エヌビディア時価総額は一時500兆円超え
半導体の主役は自動車からデータセンターに

 生成AIの普及とともに時代の寵児となったエヌビディア。6月には時価総額が3兆3400億ドル(約527兆円。当時)となり、米マイクロソフトや米アップルを抜いて世界首位に躍り出た。

エヌビディア半導体に米ビッグテックの巨額マネーが殺到!トヨタは生成AIの巨額投資の波に乗るか、飲み込まれるか?Photo:Diamond

 “AI相場”の陰りから現下の株価は調整局面にあるが、快進撃は止まらない。AIの計算に使う高性能半導体市場で、エヌビディア製GPU(画像処理半導体)は、米アドバンスト・マイクロ・デバイス(AMD)と米インテルといった半導体の競合を寄せ付けず、独占状態だ。

 2022年秋に「ChatGPT」が登場したのをきっかけに、米ビッグテック企業は、生成AIの開発競争を激化させ、エヌビディアのGPUを奪い合っている。

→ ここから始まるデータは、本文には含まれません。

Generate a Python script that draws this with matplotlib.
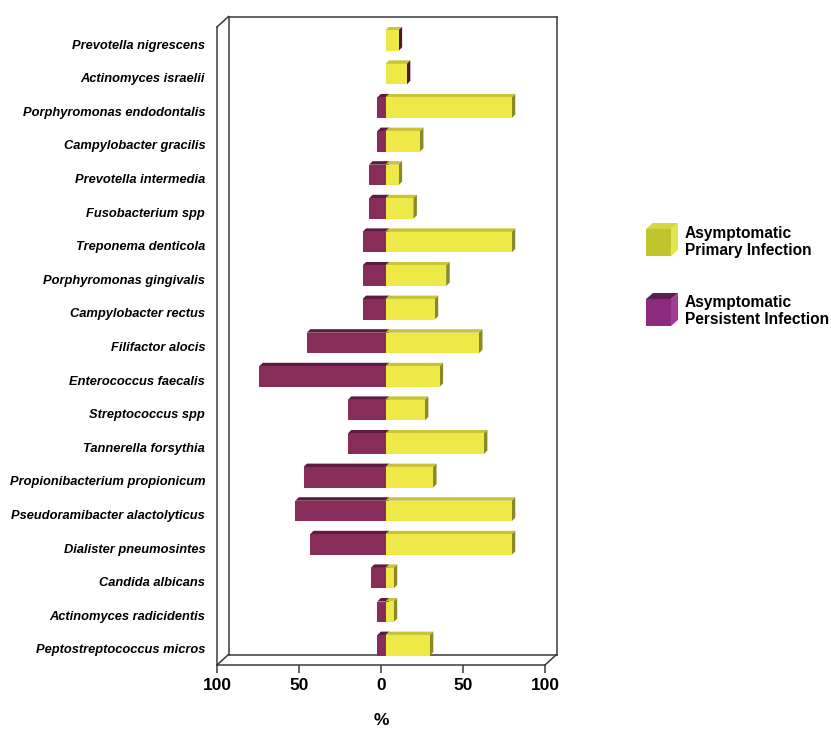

 エヌビディアの驚異的な売上高をけん引するのは、データセンター向け事業だ。ビッグテック4社は株価が下がってもデータセンターへの投資を減らしているわけではない。むしろ24年後半も投資を上積みしており、巨額資金がエヌビディアに流れ込む見通しだ。

 エヌビディアのGPUは17年頃から自動運転向けの半導体として期待を集め、トヨタ自動車など大手自動車メーカーが次々とエヌビディアと提携した。

 だが足元では、エヌビディアの自動車向け事業の売上高は11億ドルと伸び悩む。米テスラもGPUの大量調達に乗り出しているが、その用途は自動運転向けではなく、自社のデータセンター向けだ。

産業構造を激変させる「生成AI革命」
トヨタはGPUの巨額投資に乗り出すか

 ChatGPTとともにはじまった生成AIの爆発的拡大で好機を掴んだ米エヌビディアは、半導体業界だけでなく、米ビッグテックを含めたAI業界全体でも“1人勝ち”の情勢だ。

 だが、この「生成AI革命」は一過性のブームで終わるのではなく、世界の産業構造を激変させるほどのインパクトを持つ。その衝撃は、インターネットやスマートフォンが誕生して以来のものと言っても過言ではないだろう。

 GPUの需給逼迫を受けて「エヌビディア経済圏」は急成長を遂げている。そこでは、GPUの顧客であるビッグテックは投資を急ぎ、GPUのサプライヤーである台湾積体電路製造(TSMC)や韓国SKハイニックスが増産体制を敷く。すでに世界のテック企業にとって、エヌビディア経済圏を攻略できるかどうかが生命線になってきた。

 翻って、自動車世界首位のトヨタはどうか。トヨタが提唱する自動車会社からモビリティカンパニーへの変革は、言い換えればソフトウエア改革である。トヨタはGPUを使って自動運転システムの開発を続けているが、SDV(ソフトウエアが車の価値を決める車)の実現に向けてGPUの巨額投資に乗り出す動きは見えてこない。

 トヨタグループの認証不正問題が尾を引き、企業統治のあり方にも疑問符がついている。

 果たして、トヨタが引っ張る日本企業は、生成AI革命の荒波を乗り越えられるのだろうか。